_TASK INSTRUCTIONS_. Retype the material that follows, keeping every word as it is.

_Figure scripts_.
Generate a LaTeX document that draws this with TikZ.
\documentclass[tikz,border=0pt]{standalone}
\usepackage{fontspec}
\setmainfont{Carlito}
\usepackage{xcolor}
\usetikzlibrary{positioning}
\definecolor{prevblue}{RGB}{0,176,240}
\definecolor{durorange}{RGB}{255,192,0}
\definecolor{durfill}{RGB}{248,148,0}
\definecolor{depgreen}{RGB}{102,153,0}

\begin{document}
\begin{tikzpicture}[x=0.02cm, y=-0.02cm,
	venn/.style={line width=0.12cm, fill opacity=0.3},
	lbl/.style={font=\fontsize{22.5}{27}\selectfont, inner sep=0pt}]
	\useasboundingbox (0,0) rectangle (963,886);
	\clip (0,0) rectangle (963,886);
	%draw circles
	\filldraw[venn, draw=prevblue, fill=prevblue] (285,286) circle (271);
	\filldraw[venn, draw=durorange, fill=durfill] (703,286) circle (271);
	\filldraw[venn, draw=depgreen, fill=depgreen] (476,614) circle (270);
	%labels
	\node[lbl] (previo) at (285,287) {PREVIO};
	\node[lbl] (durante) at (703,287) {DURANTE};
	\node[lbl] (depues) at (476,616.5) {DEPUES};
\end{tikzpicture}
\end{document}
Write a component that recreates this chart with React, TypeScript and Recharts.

_OUTPUT OF THE EXERCISE_.
Generate a LaTeX document that draws this with TikZ.
\documentclass[tikz,border=0pt]{standalone}
\usepackage{fontspec}
\setmainfont{Carlito}
\usepackage{xcolor}
\usetikzlibrary{positioning}
\definecolor{prevblue}{RGB}{0,176,240}
\definecolor{durorange}{RGB}{255,192,0}
\definecolor{durfill}{RGB}{248,148,0}
\definecolor{depgreen}{RGB}{102,153,0}

\begin{document}
\begin{tikzpicture}[x=0.02cm, y=-0.02cm,
	venn/.style={line width=0.12cm, fill opacity=0.3},
	lbl/.style={font=\fontsize{22.5}{27}\selectfont, inner sep=0pt}]
	\useasboundingbox (0,0) rectangle (963,886);
	\clip (0,0) rectangle (963,886);
	%draw circles
	\filldraw[venn, draw=prevblue, fill=prevblue] (285,286) circle (271);
	\filldraw[venn, draw=durorange, fill=durfill] (703,286) circle (271);
	\filldraw[venn, draw=depgreen, fill=depgreen] (476,614) circle (270);
	%labels
	\node[lbl] (previo) at (285,287) {PREVIO};
	\node[lbl] (durante) at (703,287) {DURANTE};
	\node[lbl] (depues) at (476,616.5) {DEPUES};
\end{tikzpicture}
\end{document}
Write a component that recreates this chart with React, TypeScript and Recharts.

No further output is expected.